Tom Jones lives on
We’ve been traveling the back roads of rural Texas the past couple of days, through tiny towns and vast expanses. I’m not really fond of Texas, but I’ll have to say the back roads are pretty neat. We got so far out the first night, we ended up staying in an abandoned gas station for our break. It looked exactly like something from a Rob Zombie movie, and I’m pretty sure there was at least one snake and a Sasquatch watching us from the woods, waiting for one of us to screw up and get out of the truck in the dark so they could eat our face off. Let’s suffice it to say I didn’t sleep well.
We passed a lot of abandoned strip clubs along the way. One in particular had what I’m assuming were supposed to be pictures of beautiful women painted on the windows, either by someone who was pitifully nearsighted or completely cross-eyed. The decaying sign out front read, ‘What’s Up Pussycat?’ and advertised steak dinners served by naked women. Apparently that’s a real draw – it seems to be advertised at every club we see on the highway. I’m completely grossed out at the thought of any stranger serving food to me naked, and my mind goes immediately to where exactly they would wear a hair net. Do they make special hair nets for such service, or do you take your chances with an unpleasant dining experience?
“Look babe, if we’d have come by ten years ago, we could have gotten a steak dinner at the What’s Up Pussycat.”
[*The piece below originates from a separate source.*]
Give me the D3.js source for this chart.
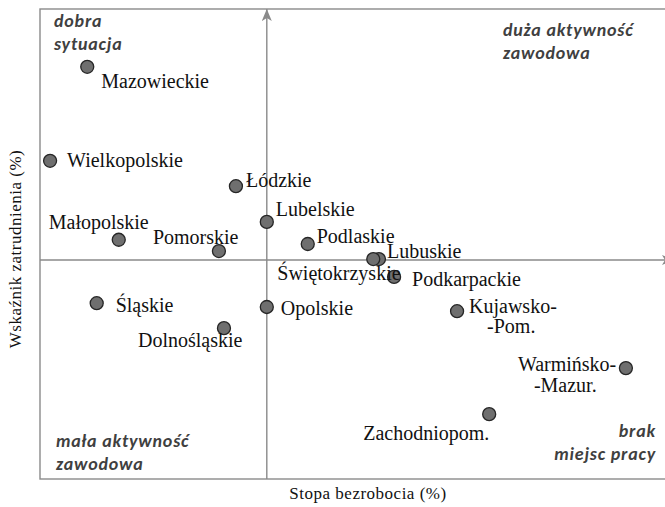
<!DOCTYPE html>
<html>
<head>
<meta charset="utf-8">
<script src="https://cdn.jsdelivr.net/npm/d3@7"></script>
<style>
	body { margin: 0; background: #fff; }
</style>
</head>
<body>
<script>
(function(){
	//voivodeships, stopa bezrobocia (x) and wskaznik zatrudnienia (y) on a relative 0-100 scale
	var regions = ['Mazowieckie', 'Wielkopolskie', 'Łódzkie', 'Lubelskie', 'Małopolskie', 'Pomorskie', 'Podlaskie', 'Lubuskie',
		'Świętokrzyskie', 'Podkarpackie', 'Śląskie', 'Opolskie', 'Dolnośląskie', 'Kujawsko-Pom.', 'Warmińsko-Mazur.', 'Zachodniopom.'];
	var unemployment = [7.5, 1.6, 31.1, 36.0, 12.5, 28.4, 42.5, 53.8, 52.9, 56.2, 9.0, 36.0, 29.2, 66.2, 93.0, 71.3];
	var employment = [87.7, 67.7, 62.3, 54.7, 50.9, 48.5, 50.0, 46.8, 46.8, 43.0, 37.4, 36.6, 32.1, 35.7, 23.6, 13.8];
	//lines of each label (two-line labels split at the hyphen)
	var labelLines = [['Mazowieckie'], ['Wielkopolskie'], ['Łódzkie'], ['Lubelskie'], ['Małopolskie'], ['Pomorskie'], ['Podlaskie'], ['Lubuskie'],
		['Świętokrzyskie'], ['Podkarpackie'], ['Śląskie'], ['Opolskie'], ['Dolnośląskie'], ['Kujawsko-', '-Pom.'], ['Warmińsko-', '-Mazur.'], ['Zachodniopom.']];
	//where the quadrant lines cross
	var crossX = 36.0,
		crossY = 46.6;
	var axisTitles = ['Stopa bezrobocia (%)', 'Wskaźnik zatrudnienia (%)'];
	var quadrants = [['dobra', 'sytuacja'], ['duża aktywność', 'zawodowa'], ['mała aktywność', 'zawodowa'], ['brak', 'miejsc pracy']];

	var serif = "'Liberation Serif'",
		lineColor = "#8a8a8a";

window.onload = setChart();

function setChart(){
	var width = 665,
		height = 507;

	var svg = d3.select("body")
		.append("svg")
		.attr("width", width)
		.attr("height", height);

	var x = d3.scaleLinear().domain([0, 100]).range([40, 670]),
		y = d3.scaleLinear().domain([0, 100]).range([479, 9]);

	//arrow heads for the quadrant lines
	var defs = svg.append("defs");
	defs.append("marker")
		.attr("id", "arrow")
		.attr("viewBox", "0 0 12 10")
		.attr("refX", 12)
		.attr("refY", 5)
		.attr("markerWidth", 12)
		.attr("markerHeight", 10)
		.attr("markerUnits", "userSpaceOnUse")
		.attr("orient", "auto")
		.append("path")
		.attr("d", "M0,0 L12,5 L0,10 L3,5 Z")
		.style("fill", lineColor);

	//frame
	svg.append("rect")
		.attr("x", x(0))
		.attr("y", y(100))
		.attr("width", x(100) - x(0))
		.attr("height", y(0) - y(100))
		.style("fill", "none")
		.style("stroke", lineColor)
		.style("stroke-width", 1.4);

	//quadrant lines
	svg.append("line")
		.attr("x1", x(crossX)).attr("x2", x(crossX))
		.attr("y1", y(0)).attr("y2", y(100))
		.attr("marker-end", "url(#arrow)")
		.style("stroke", lineColor)
		.style("stroke-width", 1.4);
	svg.append("line")
		.attr("x1", x(0)).attr("x2", x(100) + 4)
		.attr("y1", y(crossY)).attr("y2", y(crossY))
		.attr("marker-end", "url(#arrow)")
		.style("stroke", lineColor)
		.style("stroke-width", 1.4);

	setQuadrants(svg);
	setPoints(svg, x, y);

	//axis titles
	svg.append("text")
		.attr("x", 368)
		.attr("y", 499)
		.attr("text-anchor", "middle")
		.style("font-family", serif)
		.style("font-size", "17px")
		.style("letter-spacing", "0.5px")
		.style("fill", "#111")
		.text(axisTitles[0]);
	svg.append("text")
		.attr("transform", "translate(21,249) rotate(-90)")
		.attr("text-anchor", "middle")
		.style("font-family", serif)
		.style("font-size", "17px")
		.style("letter-spacing", "0.5px")
		.style("fill", "#111")
		.text(axisTitles[1]);
};

function setQuadrants(svg){
	//anchor, x, baseline of first line for each quadrant note
	var spots = [
		{anchor: "start", px: 54, py: 27},
		{anchor: "start", px: 503, py: 36},
		{anchor: "start", px: 56, py: 447},
		{anchor: "end", px: 656, py: 437}
	];
	quadrants.forEach(function(lines, i){
		var t = svg.append("text")
			.attr("text-anchor", spots[i].anchor)
			.style("font-family", "'Carlito'")
			.style("font-weight", "bold")
			.style("font-style", "italic")
			.style("font-size", "18px")
			.style("letter-spacing", "0.8px")
			.style("fill", "#404040");
		lines.forEach(function(line, j){
			t.append("tspan")
				.attr("x", spots[i].px)
				.attr("y", spots[i].py + j * 23)
				.text(line);
		});
	});
};

function setPoints(svg, x, y){
	//label offsets from the point centre: [dx, dy] per line
	var offsets = [
		[[14, 21]], [[17, 6]], [[10, 1]], [[9, -6]], [[-70, -11]], [[-66, -7]], [[9, -1]], [[8, -1]],
		[[-96, 21]], [[18, 9]], [[19, 9]], [[14, 8]], [[-86, 19]], [[12, 2], [30, 22]], [[-108, 3], [-92, 24]], [[-126, 26]]
	];

	var data = regions.map(function(name, i){
		return {name: name, ux: unemployment[i], ey: employment[i], lines: labelLines[i], off: offsets[i]};
	});

	svg.selectAll(".region")
		.data(data)
		.enter()
		.append("circle")
		.attr("class", "region")
		.attr("cx", function(d){ return x(d.ux); })
		.attr("cy", function(d){ return y(d.ey); })
		.attr("r", 6.5)
		.style("fill", "#6f6f6f")
		.style("stroke", "#262626")
		.style("stroke-width", 1.3);

	var labels = svg.selectAll(".label")
		.data(data)
		.enter()
		.append("text")
		.attr("class", "label")
		.style("font-family", serif)
		.style("font-size", "20px")
		.style("fill", "#111");

	labels.each(function(d){
		var t = d3.select(this);
		d.lines.forEach(function(line, j){
			t.append("tspan")
				.attr("x", x(d.ux) + d.off[j][0])
				.attr("y", y(d.ey) + d.off[j][1])
				.text(line);
		});
	});
};

})();
</script>
</body>
</html>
“I’ll tell you what’s up. The place closed because all those women on the windows look like Tom Jones. Who wants to see Portia on center stage with her testicles hanging out of her g-string?”
“Maybe they catered to a different type of clientele. Like blind people.”
“You’d have to be blind to miss Tina the bartender mixing your drink with her penis.”
“Tina has to make a living, too.”
“Looks like the kind of place you’d get a rash from sitting down at.”
“Do you ever visit naked dining places when I’m not with you?”
“Hell no. I haven’t had a tetanus shot in years. I’m not taking any chances.”
“So if you suddenly go and get a tetanus shot, I’ll know you’re planning on eating food served by women with balls?”
“If I suddenly go get a tetanus shot, it’s because I suddenly gashed myself with a rusty piece of metal. You know I’m not out here to do anything other than make money and take care of my family.”
“And catch a picture of Sasquatch. Don’t forget that.”
“We missed Sasquatch, babe. She was the featured dancer on Saturday nights at the What’s Up Pussycat Lounge.”